Areas like this make me uneasy - everything is where it is for the tourists/holiday-makers, there is nothing to see except the same tourist culture that you get in every other country in the world. The whole thing seems to unnecessary and wasteful. I could imagine that the tourism companies may well distribute people into one town or another and make them all the same on purpose.

Blocks of Flats (unrelated to rant) Blocks of Flats (unrelated to rant)

After finishing 100 I could not bring myself to stay at any one of the 100s campsites. Each time I thought I would stay at the next town, it was just as full and foul as the previous town.

At around 120k I turned in-land. Here the traffic died down, and the tourism gave way to agriculture. At one point I passed a sign which advertised “Agrotourism Camping 50m”, I followed it to a house with “Agrotourism” painted on the side of it, and a small sign saying “Camping” with an arrow pointing into the garden. I entered but there was nobody there and not a tent or caravan in sight.

I then rode through some villages, with absolutely no tourist influence at all, each had a single village shop, and not much else. The only place that looked as if it might offer me accommodation within a reasonable distance was the coast, so I went back in. I decided to “be brave” and just take the next possible accommodation (hotel, pension).

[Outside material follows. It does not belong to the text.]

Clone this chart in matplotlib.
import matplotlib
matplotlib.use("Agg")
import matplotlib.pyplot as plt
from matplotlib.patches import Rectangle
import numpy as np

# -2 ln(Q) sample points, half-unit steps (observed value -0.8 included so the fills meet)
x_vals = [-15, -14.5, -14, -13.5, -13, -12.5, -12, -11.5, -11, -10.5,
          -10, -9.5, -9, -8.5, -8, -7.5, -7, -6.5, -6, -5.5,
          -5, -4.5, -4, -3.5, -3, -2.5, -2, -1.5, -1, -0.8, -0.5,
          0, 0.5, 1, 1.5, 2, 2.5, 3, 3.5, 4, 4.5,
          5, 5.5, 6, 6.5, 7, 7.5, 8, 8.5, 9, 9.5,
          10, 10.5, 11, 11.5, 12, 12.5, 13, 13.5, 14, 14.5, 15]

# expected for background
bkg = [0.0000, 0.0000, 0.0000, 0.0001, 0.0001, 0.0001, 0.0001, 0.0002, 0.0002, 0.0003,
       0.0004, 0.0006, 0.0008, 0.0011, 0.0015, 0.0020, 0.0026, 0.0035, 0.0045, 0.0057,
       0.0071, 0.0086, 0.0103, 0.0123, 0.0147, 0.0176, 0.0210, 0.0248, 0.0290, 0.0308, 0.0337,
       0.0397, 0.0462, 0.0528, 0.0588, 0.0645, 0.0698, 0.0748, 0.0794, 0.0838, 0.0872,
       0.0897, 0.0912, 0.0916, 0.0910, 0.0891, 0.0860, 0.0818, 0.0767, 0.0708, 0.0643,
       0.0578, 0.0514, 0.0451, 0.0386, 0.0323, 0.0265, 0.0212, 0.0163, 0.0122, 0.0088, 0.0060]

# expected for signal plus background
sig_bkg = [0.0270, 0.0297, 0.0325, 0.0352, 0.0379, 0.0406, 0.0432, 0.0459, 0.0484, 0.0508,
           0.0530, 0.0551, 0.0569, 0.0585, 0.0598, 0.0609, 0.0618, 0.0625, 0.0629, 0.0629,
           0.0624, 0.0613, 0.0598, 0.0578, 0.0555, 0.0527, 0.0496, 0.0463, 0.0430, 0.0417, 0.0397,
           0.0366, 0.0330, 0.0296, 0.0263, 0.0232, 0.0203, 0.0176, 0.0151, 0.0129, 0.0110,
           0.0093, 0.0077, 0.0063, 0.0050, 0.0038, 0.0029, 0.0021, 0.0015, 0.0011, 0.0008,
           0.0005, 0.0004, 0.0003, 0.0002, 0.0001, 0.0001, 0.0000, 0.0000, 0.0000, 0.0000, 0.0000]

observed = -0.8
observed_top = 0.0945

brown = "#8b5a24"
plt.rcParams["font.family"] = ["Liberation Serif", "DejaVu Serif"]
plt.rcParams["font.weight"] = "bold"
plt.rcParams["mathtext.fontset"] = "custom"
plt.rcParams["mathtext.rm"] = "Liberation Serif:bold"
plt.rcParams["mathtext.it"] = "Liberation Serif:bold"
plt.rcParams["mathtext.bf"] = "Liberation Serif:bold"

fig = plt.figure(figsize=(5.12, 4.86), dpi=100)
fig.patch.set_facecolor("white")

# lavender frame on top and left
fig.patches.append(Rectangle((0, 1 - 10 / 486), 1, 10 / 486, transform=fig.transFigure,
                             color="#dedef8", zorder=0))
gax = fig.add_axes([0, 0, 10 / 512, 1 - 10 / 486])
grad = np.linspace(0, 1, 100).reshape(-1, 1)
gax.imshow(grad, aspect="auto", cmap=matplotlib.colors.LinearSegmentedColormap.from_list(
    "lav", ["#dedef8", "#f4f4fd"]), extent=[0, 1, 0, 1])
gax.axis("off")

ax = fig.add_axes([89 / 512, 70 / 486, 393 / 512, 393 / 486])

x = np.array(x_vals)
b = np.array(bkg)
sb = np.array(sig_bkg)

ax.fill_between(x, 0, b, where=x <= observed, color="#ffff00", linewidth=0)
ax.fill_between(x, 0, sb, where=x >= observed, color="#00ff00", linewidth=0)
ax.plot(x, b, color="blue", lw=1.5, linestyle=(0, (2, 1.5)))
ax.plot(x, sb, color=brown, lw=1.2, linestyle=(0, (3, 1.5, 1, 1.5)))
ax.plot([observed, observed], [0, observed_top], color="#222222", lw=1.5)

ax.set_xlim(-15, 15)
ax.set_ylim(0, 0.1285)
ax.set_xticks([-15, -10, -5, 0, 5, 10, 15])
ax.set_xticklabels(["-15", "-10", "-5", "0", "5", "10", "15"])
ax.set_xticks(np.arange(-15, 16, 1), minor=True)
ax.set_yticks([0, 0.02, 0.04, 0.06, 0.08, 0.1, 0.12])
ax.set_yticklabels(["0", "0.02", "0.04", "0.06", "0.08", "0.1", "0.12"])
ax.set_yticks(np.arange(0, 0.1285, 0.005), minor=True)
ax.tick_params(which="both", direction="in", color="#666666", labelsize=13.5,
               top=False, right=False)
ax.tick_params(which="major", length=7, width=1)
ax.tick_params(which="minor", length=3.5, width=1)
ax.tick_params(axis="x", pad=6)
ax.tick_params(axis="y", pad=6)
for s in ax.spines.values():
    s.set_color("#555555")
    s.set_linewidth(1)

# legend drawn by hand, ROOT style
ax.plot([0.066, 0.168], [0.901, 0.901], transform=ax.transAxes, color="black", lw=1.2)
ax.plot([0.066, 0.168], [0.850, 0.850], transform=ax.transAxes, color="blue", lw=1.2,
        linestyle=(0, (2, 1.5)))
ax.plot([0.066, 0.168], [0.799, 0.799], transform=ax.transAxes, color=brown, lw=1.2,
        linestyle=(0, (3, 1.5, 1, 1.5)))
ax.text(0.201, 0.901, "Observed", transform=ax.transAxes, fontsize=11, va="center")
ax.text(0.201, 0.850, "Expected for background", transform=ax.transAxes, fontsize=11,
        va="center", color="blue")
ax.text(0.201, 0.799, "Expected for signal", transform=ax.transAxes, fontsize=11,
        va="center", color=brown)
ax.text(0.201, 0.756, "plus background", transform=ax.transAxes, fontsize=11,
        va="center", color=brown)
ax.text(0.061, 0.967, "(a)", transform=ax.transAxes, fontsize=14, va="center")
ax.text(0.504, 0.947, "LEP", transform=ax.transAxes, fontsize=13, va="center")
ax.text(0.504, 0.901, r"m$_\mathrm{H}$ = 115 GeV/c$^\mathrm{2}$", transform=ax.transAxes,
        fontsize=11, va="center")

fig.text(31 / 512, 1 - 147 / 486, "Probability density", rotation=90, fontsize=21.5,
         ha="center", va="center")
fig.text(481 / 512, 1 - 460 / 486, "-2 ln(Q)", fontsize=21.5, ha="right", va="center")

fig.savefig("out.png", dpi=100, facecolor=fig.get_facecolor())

The next town was indeed the same as the others, just as many tourists etc. The first place I tried was a restaurant that I thought offered accommodation, but they didn’t, the pension was upstairs and the directed me behind the building, but I couldn’t see anything obvious to do there, so I carried on down the road, then I saw a sign for “Pension 50m”. I went 50m and rang the reception, a man greeted me “Dzień dobry” (Jean Dobray), I asked in my best Polish if he understood English or German, he spoke German.

Buggys Loads of these things

My bike is in the reception area of the Pension. The pension will cost 60 Zsloty (about 15 euro). The room is fine - the bed is a sofa bed.

I am a bit apprehensive about continuing along the coast tomorrow, if it carries on like this I would much prefer to turn inland.